### [Written instruction]
Leave out the images and repeat the listing below without a single change.
[START]
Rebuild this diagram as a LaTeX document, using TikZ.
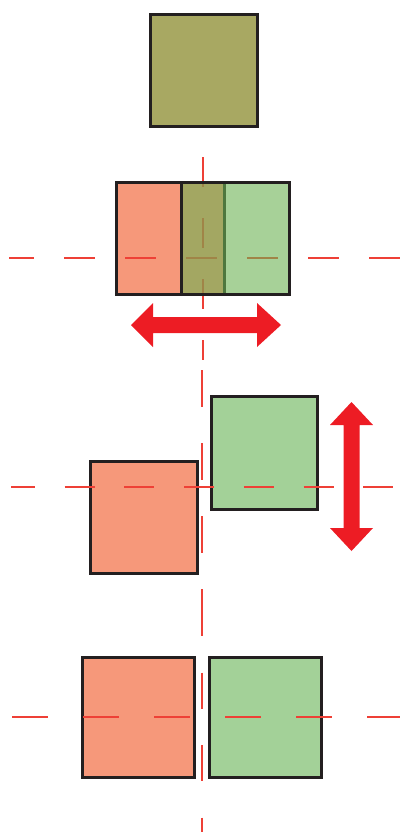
\documentclass[tikz,border=0pt]{standalone}
\usepackage{tikz}
\definecolor{salmon}{RGB}{246,152,122}
\definecolor{leaf}{RGB}{163,209,152}
\definecolor{leafbase}{RGB}{108,178,83}
\definecolor{olive}{RGB}{168,168,98}
\definecolor{guidered}{RGB}{238,64,54}
\definecolor{arrowred}{RGB}{237,28,36}
\definecolor{edge}{RGB}{35,31,32}

\begin{document}
\begin{tikzpicture}[x=0.5pt, y=-0.5pt,
        square/.style={draw=edge, line width=1.5pt},
        guide/.style={draw=guidered, line width=0.75pt}]
        \useasboundingbox (0,0) rectangle (400,832);

        % top: both squares on top of each other
        \draw[square, fill=olive] (150,14) rectangle (257,126);

        % second row: half overlap
        \draw[square, fill=salmon] (116,182) rectangle (224,294);
        \draw[guide, dash pattern=on 15.5pt off 15pt, dash phase=3pt] (9,258) -- (400,258);
        \draw[guide, dash pattern=on 15pt off 15.5pt] (203,157) -- (203,360);
        \draw[square, fill=leafbase, fill opacity=0.6] (181,182) rectangle (289,294);
        \fill[arrowred] (131,325) -- (153,303) -- (153,317) -- (257,317) -- (257,303)
            -- (281,325) -- (257,347) -- (257,333) -- (153,333) -- (153,347) -- cycle;

        % third row: shifted up and down
        \draw[square, fill=salmon] (90,461) rectangle (197,573);
        \draw[square, fill=leaf] (211,396) rectangle (317,509);
        \draw[guide, dash pattern=on 15pt off 14.85pt, dash phase=3pt] (11,487) -- (400,487);
        \draw[guide, dash pattern=on 18.5pt off 18pt] (202,370) -- (202,624);
        \fill[arrowred] (351.5,402) -- (373,425) -- (359.5,425) -- (359.5,528) -- (373,528)
            -- (351.5,551) -- (330,528) -- (343.5,528) -- (343.5,425) -- (330,425) -- cycle;

        % bottom: side by side
        \draw[square, fill=salmon] (82,657) rectangle (194,777);
        \draw[square, fill=leaf] (209,657) rectangle (321,777);
        \draw[guide, dash pattern=on 18pt off 17.5pt] (12,717) -- (400,717);
        \draw[guide, dash pattern=on 18pt off 18.25pt] (202,600) -- (202,832);
    \end{tikzpicture}
\end{document}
[END]
### [Result of this task]
Rebuild this diagram as a LaTeX document, using TikZ.
\documentclass[tikz,border=0pt]{standalone}
\usepackage{tikz}
\definecolor{salmon}{RGB}{246,152,122}
\definecolor{leaf}{RGB}{163,209,152}
\definecolor{leafbase}{RGB}{108,178,83}
\definecolor{olive}{RGB}{168,168,98}
\definecolor{guidered}{RGB}{238,64,54}
\definecolor{arrowred}{RGB}{237,28,36}
\definecolor{edge}{RGB}{35,31,32}

\begin{document}
\begin{tikzpicture}[x=0.5pt, y=-0.5pt,
        square/.style={draw=edge, line width=1.5pt},
        guide/.style={draw=guidered, line width=0.75pt}]
        \useasboundingbox (0,0) rectangle (400,832);

        % top: both squares on top of each other
        \draw[square, fill=olive] (150,14) rectangle (257,126);

        % second row: half overlap
        \draw[square, fill=salmon] (116,182) rectangle (224,294);
        \draw[guide, dash pattern=on 15.5pt off 15pt, dash phase=3pt] (9,258) -- (400,258);
        \draw[guide, dash pattern=on 15pt off 15.5pt] (203,157) -- (203,360);
        \draw[square, fill=leafbase, fill opacity=0.6] (181,182) rectangle (289,294);
        \fill[arrowred] (131,325) -- (153,303) -- (153,317) -- (257,317) -- (257,303)
            -- (281,325) -- (257,347) -- (257,333) -- (153,333) -- (153,347) -- cycle;

        % third row: shifted up and down
        \draw[square, fill=salmon] (90,461) rectangle (197,573);
        \draw[square, fill=leaf] (211,396) rectangle (317,509);
        \draw[guide, dash pattern=on 15pt off 14.85pt, dash phase=3pt] (11,487) -- (400,487);
        \draw[guide, dash pattern=on 18.5pt off 18pt] (202,370) -- (202,624);
        \fill[arrowred] (351.5,402) -- (373,425) -- (359.5,425) -- (359.5,528) -- (373,528)
            -- (351.5,551) -- (330,528) -- (343.5,528) -- (343.5,425) -- (330,425) -- cycle;

        % bottom: side by side
        \draw[square, fill=salmon] (82,657) rectangle (194,777);
        \draw[square, fill=leaf] (209,657) rectangle (321,777);
        \draw[guide, dash pattern=on 18pt off 17.5pt] (12,717) -- (400,717);
        \draw[guide, dash pattern=on 18pt off 18.25pt] (202,600) -- (202,832);
    \end{tikzpicture}
\end{document}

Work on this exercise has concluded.